Report: Zimbabwe’s Dependence On Foreign Capital ‘Ironic’

Zimbabwe’s excessive dependence on foreign capital is deeply ironic given the government’s indigenization policy, a Zimbabwe economist said, according to a report in AllAfrica.

Zimbabwe’s domestic savings have been wiped out by hyperinflation and dollarization, leaving the country reliant on foreign capital – not an optimal growth path, said Tony Hawkins, a business professor at the University of Zimbabwe’s Graduate School of Management.

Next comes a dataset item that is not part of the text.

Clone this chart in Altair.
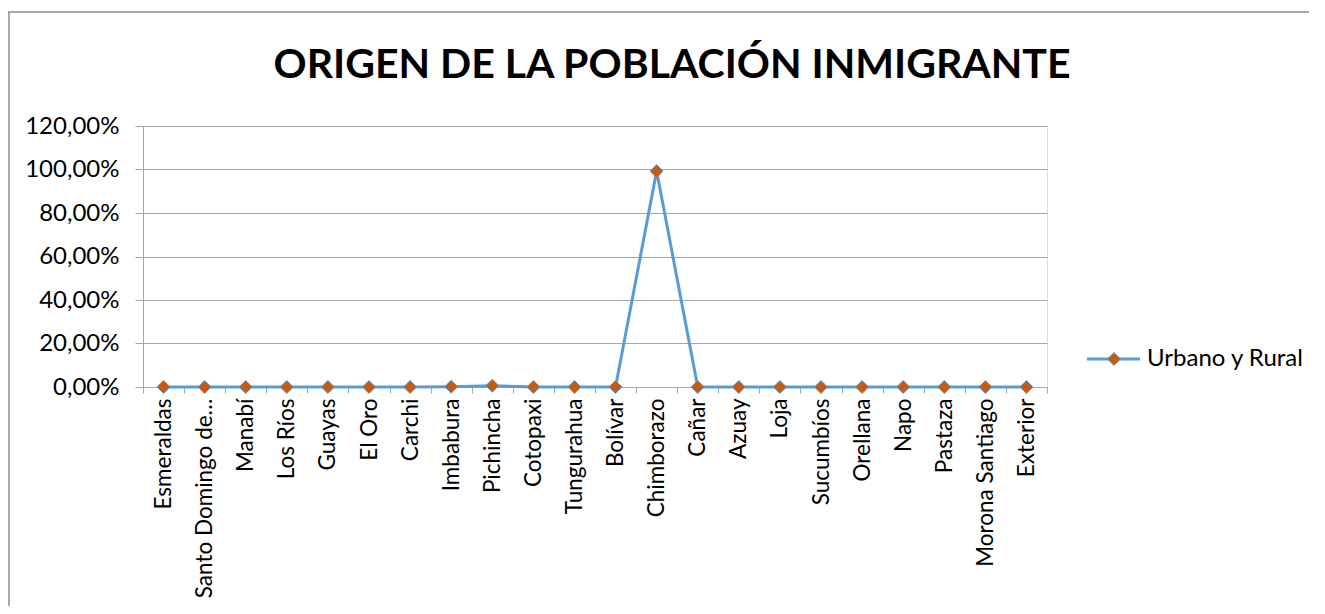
import altair as alt
import pandas as pd

categories = ["Esmeraldas", "Santo Domingo de los Tsáchilas", "Manabí", "Los Ríos",
              "Guayas", "El Oro", "Carchi", "Imbabura", "Pichincha", "Cotopaxi",
              "Tungurahua", "Bolívar", "Chimborazo", "Cañar", "Azuay", "Loja",
              "Sucumbíos", "Orellana", "Napo", "Pastaza", "Morona Santiago", "Exterior"]
values = [0.0, 0.0, 0.0, 0.0, 0.0, 0.0, 0.0, 0.0015, 0.006, 0.0, 0.0, 0.0,
          0.9925, 0.0, 0.0, 0.0, 0.0, 0.0, 0.0, 0.0, 0.0, 0.0]
y_ticks = [0, 0.2, 0.4, 0.6, 0.8, 1.0, 1.2]
series_name = "Urbano y Rural"
title_text = "ORIGEN DE LA POBLACIÓN INMIGRANTE"

LINE = "#5B9BD5"
MARK = "#C55A11"
GRID = "#A6A6A6"
FONT = "Lato"
FS = 24

df = pd.DataFrame({"region": categories, "value": values})

x_enc = alt.X("region:N", sort=categories, bandPosition=0.5,
              scale=alt.Scale(type="band", paddingInner=0, paddingOuter=0),
              axis=alt.Axis(title=None, labelAngle=270, labelFontSize=22.5, labelFont=FONT,
                            labelColor="#000000", labelLimit=203, labelPadding=5,
                            tickBand="extent", tickSize=6, tickColor=GRID,
                            domainColor=GRID, grid=False, labelOverlap=False))
y_enc = alt.Y("value:Q", scale=alt.Scale(domain=[0, 1.2], nice=False),
              axis=alt.Axis(title=None, values=y_ticks,
                            labelExpr="replace(format(datum.value, '.2%'), '.', ',')",
                            labelFontSize=FS, labelFont=FONT, labelColor="#000000",
                            labelPadding=16, tickSize=8, tickColor=GRID,
                            domainColor=GRID, gridColor=GRID, gridWidth=1))

base = alt.Chart(df)
line = base.mark_line(color=LINE, strokeWidth=3).encode(x=x_enc, y=y_enc)
pts = base.mark_point(shape="diamond", filled=True, fill=MARK, stroke=LINE,
                      strokeWidth=1, size=170, opacity=1).encode(x=x_enc, y=y_enc)

leg_df = pd.DataFrame({"series": [series_name]})
leg = alt.Chart(leg_df)
leg_line = leg.mark_rule(color=LINE, strokeWidth=3).encode(
    x=alt.value(944), x2=alt.value(997), y=alt.value(233))
leg_pt = leg.mark_point(shape="diamond", filled=True, fill=MARK, stroke=LINE,
                        strokeWidth=1, size=170, opacity=1).encode(
    x=alt.value(971), y=alt.value(233))
leg_txt = leg.mark_text(align="left", baseline="middle", font=FONT, fontSize=FS,
                        color="#000000").encode(
    x=alt.value(1004), y=alt.value(233), text="series:N")

border_l = leg.mark_rule(color="#8C8C8C", strokeWidth=1.5).encode(
    x=alt.value(-134), y=alt.value(-114), y2=alt.value(600))
border_t = leg.mark_rule(color="#8C8C8C", strokeWidth=1.5).encode(
    x=alt.value(-135), x2=alt.value(1300), y=alt.value(-114))

chart = alt.layer(line, pts, leg_line, leg_pt, leg_txt, border_l, border_t).properties(
    width=904, height=261,
    title=alt.TitleParams(title_text, font=FONT, fontSize=41, fontWeight="bold",
                          color="#000000", anchor="middle", dx=77, offset=-108,
                          baseline="alphabetic"),
    autosize=alt.AutoSizeParams(type="none"),
    padding={"left": 135, "top": 118, "right": 262, "bottom": 219},
).configure_view(stroke=None).configure(background="white")

chart.save("out.html", embed_options={"renderer": "svg", "actions": False})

“Countries that reduce consumption as a percentage of gross domestic product and boost domestic savings, use their capital better to grow faster than those that rely on foreign borrowing, especially foreign aid,” Hawkins said at an Africa Economic Outlook conference in South Africa, the report said.

Foreigners will supply the capital “so long as economic and resource nationalism dominate the policy agenda and there is no debt-restructuring agreement,” Hawkins said.

Zimbabwe has attracted $6.7 billion in foreign capital since 2009, with 80 pecent borrowed offshore and the remainder in portfolio and foreign direct investment.

But Zimbabwe’s current hostile stance towards foreign direct investment limits such inflows. Indigenization laws scare away potential investors, analysts say.

Laws stipulates that at least 51 percent of shares in any businesses with a net asset value of $500 000-plus should be in the hands of locals.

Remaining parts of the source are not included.